Is it wrong to choose features based on p-value?

Question

There are several posts about how to select features. One of the method describes feature importance based on t-statistics. In R varImp(model) applied on linear model with standardized features the absolute value of the t-statistic for each model parameter is used. So, basically we choose a feature based on its t-statistics, meaning how precise is the coefficient. But does the preciseness of my coefficient tells me something about the predictive abilities of the feature?

Can it happen that my feature has a low t-statisstics but would still improve (lets say) accuracy of the model? If yes, when would one want to exclude variables based on the t-statistics? Or does it give just a start point to check the predictive abilities of non-important variables?

Answer 1

The t-statistic can have next to nothing to say about the predictive ability of a feature, and they should not be used to screen predictor out of, or allow predictors into a predictive model.

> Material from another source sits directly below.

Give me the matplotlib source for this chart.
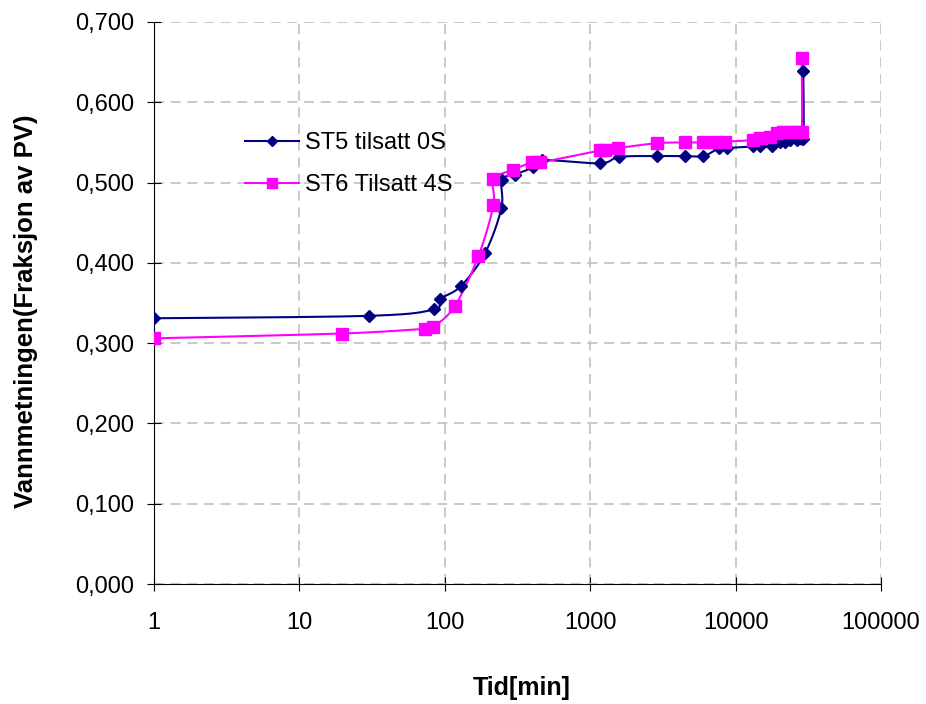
import numpy as np
import matplotlib
matplotlib.use("Agg")
import matplotlib.pyplot as plt
from matplotlib.ticker import FixedLocator, FuncFormatter, NullLocator

plt.rcParams['font.family'] = ['Liberation Sans', 'DejaVu Sans']

st5_t = [1, 30, 84, 93, 129, 189, 245, 247, 304, 404, 466, 1168, 1585, 2865, 4490, 5995,
         7730, 8690, 13250, 14700, 17700, 20200, 21700, 23700, 26400, 29200, 29200]
st5_s = [0.331, 0.334, 0.342, 0.355, 0.371, 0.412, 0.468, 0.503, 0.510, 0.519, 0.528, 0.524,
         0.532, 0.533, 0.533, 0.533, 0.543, 0.543, 0.545, 0.545, 0.545, 0.550, 0.551, 0.553,
         0.553, 0.554, 0.639]

st6_t = [1, 19.5, 73, 83, 117, 170, 216, 216, 296, 395, 452, 1168, 1260, 1560, 2865, 4490,
         5995, 7220, 8500, 13250, 14700, 17250, 19150, 21300, 23700, 26400, 28500, 28500]
st6_s = [0.306, 0.312, 0.318, 0.320, 0.346, 0.408, 0.472, 0.504, 0.516, 0.525, 0.525, 0.540,
         0.540, 0.543, 0.549, 0.550, 0.550, 0.551, 0.551, 0.553, 0.555, 0.557, 0.562, 0.563,
         0.563, 0.563, 0.563, 0.655]

labels = ['ST5 tilsatt 0S', 'ST6 Tilsatt 4S']
colors = ['#000080', '#FF00FF']

xlim = (1, 100000)
ylim = (0.0, 0.7)


def smooth(t, s, n=20):
    # Catmull-Rom smoothing in normalized (log x, y) space, like Excel's smoothed line
    u = np.log10(np.asarray(t, float)) / 5.0
    v = np.asarray(s, float) / 0.7
    P = np.column_stack([u, v])
    P = np.vstack([P[0], P, P[-1]])
    out = []
    for i in range(1, len(P) - 2):
        p0, p1, p2, p3 = P[i - 1], P[i], P[i + 1], P[i + 2]
        d = np.linalg.norm(p2 - p1)
        if d == 0:
            continue
        c1 = p1 + (p2 - p0) / 6.0
        c2 = p2 - (p3 - p1) / 6.0
        tt = np.linspace(0, 1, n)[:, None]
        seg = ((1 - tt) ** 3) * p1 + 3 * ((1 - tt) ** 2) * tt * c1 + 3 * (1 - tt) * tt ** 2 * c2 + tt ** 3 * p2
        out.append(seg)
    Q = np.vstack(out)
    return 10 ** (Q[:, 0] * 5.0), Q[:, 1] * 0.7


fig = plt.figure(figsize=(9.26, 7.04), dpi=100)
ax = fig.add_axes([154 / 926, 1 - 584 / 704, 727 / 926, 562 / 704])

for t, s, m, ms, c, lab in [(st5_t, st5_s, 'D', 6.5, colors[0], labels[0]),
                            (st6_t, st6_s, 's', 9.0, colors[1], labels[1])]:
    xs, ys = smooth(t, s)
    ax.plot(xs, ys, color=c, lw=1.5, zorder=3)
    ax.plot(t, s, linestyle='none', marker=m, ms=ms, color=c, zorder=4)
    ax.plot([], [], color=c, lw=1.5, marker=m, ms=ms * 0.85, label=lab)

ax.set_xscale('log')
ax.set_xlim(*xlim)
ax.set_ylim(*ylim)
ax.xaxis.set_major_locator(FixedLocator([1, 10, 100, 1000, 10000, 100000]))
ax.xaxis.set_minor_locator(NullLocator())
ax.xaxis.set_major_formatter(FuncFormatter(lambda v, p: f"{v:.0f}"))
ax.yaxis.set_major_locator(FixedLocator(np.arange(0, 0.701, 0.1)))
ax.yaxis.set_major_formatter(FuncFormatter(lambda v, p: f"{v:.3f}".replace('.', ',')))

ax.grid(True, color='#c0c0c0', linestyle=(0, (6, 4)), lw=1.2)
ax.spines['top'].set_visible(False)
ax.spines['right'].set_visible(False)
ax.spines['left'].set_color('black')
ax.spines['bottom'].set_color('black')
ax.tick_params(axis='both', direction='inout', length=10, labelsize=17, colors='black')
ax.tick_params(axis='y', pad=9)
ax.tick_params(axis='x', pad=15)

ax.set_xlabel('Tid[min]', fontsize=18, fontweight='bold')
ax.xaxis.set_label_coords(0.5058, -0.1637)
ax.set_ylabel('Vannmetningen(Fraksjon av PV)', fontsize=18.5, fontweight='bold')
ax.yaxis.set_label_coords(-0.160, 0.486)

ax.legend(loc='upper left', bbox_to_anchor=(0.125, 0.8045), frameon=False, fontsize=17,
          handlelength=2.3, handletextpad=0.25, labelspacing=0.87, borderpad=0, borderaxespad=0)

fig.savefig('out.png', dpi=100)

P-values say spurious features are important

Consider the following scenario setup in R. Let's create two vectors, the first is simply $5000$ random coin flips:

set.seed(154)
N <- 5000
y <- rnorm(N)

The second vector is $5000$ observations, each randomly assigned to one of $500$ equally sized random classes:

N.classes <- 500
rand.class <- factor(cut(1:N, N.classes))

Now we fit a linear model to predict y given rand.classes.

M <- lm(y ~ rand.class - 1) #(*)

The correct value for all of the coefficients is zero, none of them have any predictive power. None-the-less, many of them are significant at the 5% level

ps <- coef(summary(M))[, "Pr(>|t|)"]
hist(ps, breaks=30)

In fact, we should expect about 5% of them to be significant, even though they have no predictive power!

P-values fail to detect important features

Here's an example in the other direction.

set.seed(154)
N <- 100
x1 <- runif(N)
x2 <- x1 + rnorm(N, sd = 0.05)
y <- x1 + x2 + rnorm(N)

M <- lm(y ~ x1 + x2)
summary(M)

I've created two correlated predictors, each with predictive power.

M <- lm(y ~ x1 + x2)
summary(M)

Coefficients:
            Estimate Std. Error t value Pr(>|t|)
(Intercept)   0.1271     0.2092   0.608    0.545
x1            0.8369     2.0954   0.399    0.690
x2            0.9216     2.0097   0.459    0.648

The p-values fail to detect the predictive power of both variables because the correlation affects how precisely the model can estimate the two individual coefficients from the data.

Inferential statistics are not there to tell about the predictive power or importance of a variable. It is an abuse of these measurements to use them that way. There are much better options available for variable selection in predictive linear models, consider using glmnet.

(*) Note that I am leaving off an intercept here, so all the comparisons are to the baseline of zero, not to the group mean of the first class. This was @whuber's suggestion.

Since it led to a very interesting discussion in the comments, the original code was

rand.class <- factor(sample(1:N.classes, N, replace=TRUE))

and

M <- lm(y ~ rand.class)

which led to the following histogram

Answer 2

The t-statistic is influenced by the effect size and the sample size. It might be the case that the effect size is non-zero but the sample size is not big enough to make it significant.

In a simple T-test for zero mean (which is analogous to testing if a feature's influence is zero) the T statistic is $t=\left(\frac{\overline{x}}{s}\right) \sqrt{n} $

$\frac{\overline{x}}{s}$ is the sample estimate of the effect size, if it is small then the p-value won't show its significant until the $\sqrt{n}$ term becomes large.

In your case any feature with non-zero effect will improve performance but you may not have enough data to make that feature's p-value significant.